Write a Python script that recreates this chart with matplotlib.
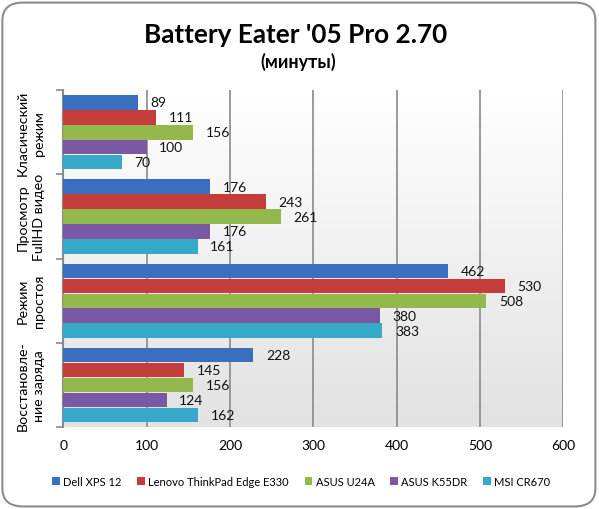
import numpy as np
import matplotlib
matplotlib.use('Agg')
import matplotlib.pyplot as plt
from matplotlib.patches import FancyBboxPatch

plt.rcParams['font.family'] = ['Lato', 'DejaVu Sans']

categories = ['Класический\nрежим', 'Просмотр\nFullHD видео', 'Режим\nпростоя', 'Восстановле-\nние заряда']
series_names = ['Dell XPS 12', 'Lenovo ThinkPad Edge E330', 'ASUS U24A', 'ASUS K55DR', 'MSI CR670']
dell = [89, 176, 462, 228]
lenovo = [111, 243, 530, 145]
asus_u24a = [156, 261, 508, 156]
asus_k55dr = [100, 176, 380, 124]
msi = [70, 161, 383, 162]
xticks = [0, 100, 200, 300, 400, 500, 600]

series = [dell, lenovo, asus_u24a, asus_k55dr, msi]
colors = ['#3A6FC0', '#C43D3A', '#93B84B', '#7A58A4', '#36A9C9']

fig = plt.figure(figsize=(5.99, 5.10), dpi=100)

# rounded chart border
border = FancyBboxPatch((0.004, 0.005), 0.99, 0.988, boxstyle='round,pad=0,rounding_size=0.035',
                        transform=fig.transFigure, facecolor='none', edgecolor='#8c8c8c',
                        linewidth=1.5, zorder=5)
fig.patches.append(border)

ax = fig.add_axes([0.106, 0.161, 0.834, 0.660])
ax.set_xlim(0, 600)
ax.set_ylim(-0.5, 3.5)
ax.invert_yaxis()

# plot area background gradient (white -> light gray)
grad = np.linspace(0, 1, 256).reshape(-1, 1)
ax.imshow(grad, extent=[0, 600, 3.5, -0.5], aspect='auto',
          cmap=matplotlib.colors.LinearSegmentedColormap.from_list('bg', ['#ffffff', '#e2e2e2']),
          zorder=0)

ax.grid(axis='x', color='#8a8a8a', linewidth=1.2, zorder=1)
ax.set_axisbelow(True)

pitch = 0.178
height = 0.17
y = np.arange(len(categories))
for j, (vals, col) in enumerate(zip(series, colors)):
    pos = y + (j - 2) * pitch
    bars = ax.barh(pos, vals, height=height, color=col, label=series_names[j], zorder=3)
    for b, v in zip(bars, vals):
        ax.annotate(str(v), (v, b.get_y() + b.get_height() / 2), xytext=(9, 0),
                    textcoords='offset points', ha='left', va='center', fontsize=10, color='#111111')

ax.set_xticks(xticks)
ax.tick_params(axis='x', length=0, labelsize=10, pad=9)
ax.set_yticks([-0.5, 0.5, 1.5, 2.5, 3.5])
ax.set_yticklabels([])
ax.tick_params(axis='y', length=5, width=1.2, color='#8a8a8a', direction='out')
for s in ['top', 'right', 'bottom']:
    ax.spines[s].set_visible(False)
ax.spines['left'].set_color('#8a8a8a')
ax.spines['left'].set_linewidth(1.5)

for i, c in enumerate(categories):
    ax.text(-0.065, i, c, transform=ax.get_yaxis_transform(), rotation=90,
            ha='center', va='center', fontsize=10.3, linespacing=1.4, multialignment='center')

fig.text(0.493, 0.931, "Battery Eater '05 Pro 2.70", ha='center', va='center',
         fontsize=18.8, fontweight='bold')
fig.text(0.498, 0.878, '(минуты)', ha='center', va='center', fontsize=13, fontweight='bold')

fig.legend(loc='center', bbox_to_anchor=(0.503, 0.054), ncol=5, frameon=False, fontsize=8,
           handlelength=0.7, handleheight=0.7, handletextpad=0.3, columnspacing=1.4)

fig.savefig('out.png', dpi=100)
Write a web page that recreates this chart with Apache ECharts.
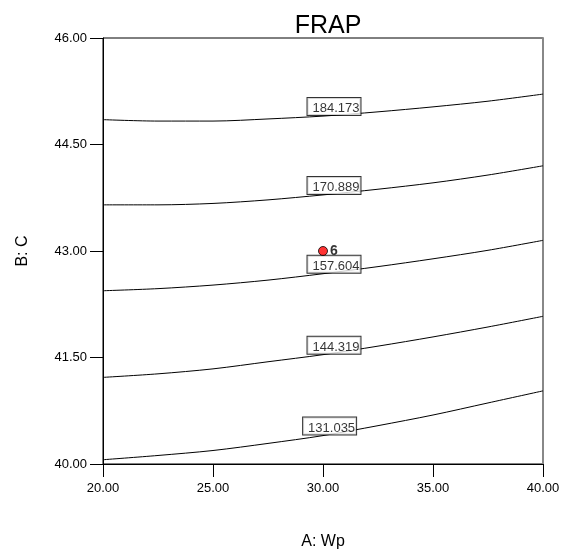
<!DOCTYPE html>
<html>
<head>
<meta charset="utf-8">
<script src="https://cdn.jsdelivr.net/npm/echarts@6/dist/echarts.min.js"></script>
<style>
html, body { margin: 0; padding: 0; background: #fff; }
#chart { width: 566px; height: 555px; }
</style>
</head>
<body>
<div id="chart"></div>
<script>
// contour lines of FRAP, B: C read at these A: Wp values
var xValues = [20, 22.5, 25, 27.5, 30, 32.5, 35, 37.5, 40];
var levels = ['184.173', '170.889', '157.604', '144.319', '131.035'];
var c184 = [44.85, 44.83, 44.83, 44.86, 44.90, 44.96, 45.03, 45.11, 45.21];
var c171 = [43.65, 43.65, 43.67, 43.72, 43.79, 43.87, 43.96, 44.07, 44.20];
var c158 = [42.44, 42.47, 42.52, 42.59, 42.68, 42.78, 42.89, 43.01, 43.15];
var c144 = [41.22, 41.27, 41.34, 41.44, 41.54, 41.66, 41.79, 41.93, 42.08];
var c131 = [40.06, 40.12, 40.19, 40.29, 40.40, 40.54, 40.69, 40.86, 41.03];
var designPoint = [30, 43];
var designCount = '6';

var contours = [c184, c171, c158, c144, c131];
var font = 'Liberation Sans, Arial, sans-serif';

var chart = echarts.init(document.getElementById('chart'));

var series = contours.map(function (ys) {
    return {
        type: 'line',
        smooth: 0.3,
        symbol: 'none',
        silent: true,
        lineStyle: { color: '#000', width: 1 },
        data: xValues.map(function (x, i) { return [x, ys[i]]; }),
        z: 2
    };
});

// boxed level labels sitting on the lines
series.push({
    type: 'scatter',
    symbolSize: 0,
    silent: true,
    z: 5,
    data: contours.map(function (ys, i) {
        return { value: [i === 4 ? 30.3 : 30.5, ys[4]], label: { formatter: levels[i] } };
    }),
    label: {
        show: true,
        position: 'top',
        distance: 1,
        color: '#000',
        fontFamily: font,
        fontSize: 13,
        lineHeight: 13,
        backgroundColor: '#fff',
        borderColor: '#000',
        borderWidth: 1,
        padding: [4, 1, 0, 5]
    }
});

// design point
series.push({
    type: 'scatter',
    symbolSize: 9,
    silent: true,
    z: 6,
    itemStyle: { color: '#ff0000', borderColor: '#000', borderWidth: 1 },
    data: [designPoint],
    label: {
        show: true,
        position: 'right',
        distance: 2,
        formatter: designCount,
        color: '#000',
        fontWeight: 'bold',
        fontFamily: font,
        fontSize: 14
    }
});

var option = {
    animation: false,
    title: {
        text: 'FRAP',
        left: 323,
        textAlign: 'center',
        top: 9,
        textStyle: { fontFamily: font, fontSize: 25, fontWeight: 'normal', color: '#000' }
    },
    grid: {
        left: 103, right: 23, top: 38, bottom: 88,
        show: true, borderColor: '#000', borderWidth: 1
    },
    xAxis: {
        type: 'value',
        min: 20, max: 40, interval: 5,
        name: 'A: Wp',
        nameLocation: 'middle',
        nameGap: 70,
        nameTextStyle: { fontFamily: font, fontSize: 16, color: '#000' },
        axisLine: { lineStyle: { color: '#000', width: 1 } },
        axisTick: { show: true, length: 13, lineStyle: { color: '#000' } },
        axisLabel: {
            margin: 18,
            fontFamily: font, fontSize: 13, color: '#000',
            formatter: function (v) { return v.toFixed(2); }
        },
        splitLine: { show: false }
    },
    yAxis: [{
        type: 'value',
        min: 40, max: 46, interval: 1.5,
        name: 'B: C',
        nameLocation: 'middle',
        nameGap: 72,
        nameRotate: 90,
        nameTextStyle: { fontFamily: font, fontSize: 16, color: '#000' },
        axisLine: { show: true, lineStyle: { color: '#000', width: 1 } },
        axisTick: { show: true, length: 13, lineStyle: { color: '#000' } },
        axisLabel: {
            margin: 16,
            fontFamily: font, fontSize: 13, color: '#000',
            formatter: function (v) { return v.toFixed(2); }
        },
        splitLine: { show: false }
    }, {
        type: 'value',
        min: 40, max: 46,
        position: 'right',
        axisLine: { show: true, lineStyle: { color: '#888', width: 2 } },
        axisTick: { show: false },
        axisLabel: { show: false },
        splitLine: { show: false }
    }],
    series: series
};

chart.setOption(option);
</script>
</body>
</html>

Description of the task: Pull every line containing the word "this" out of the entries above.

Task output:
Write a Python script that recreates this chart with matplotlib.
Write a web page that recreates this chart with Apache ECharts.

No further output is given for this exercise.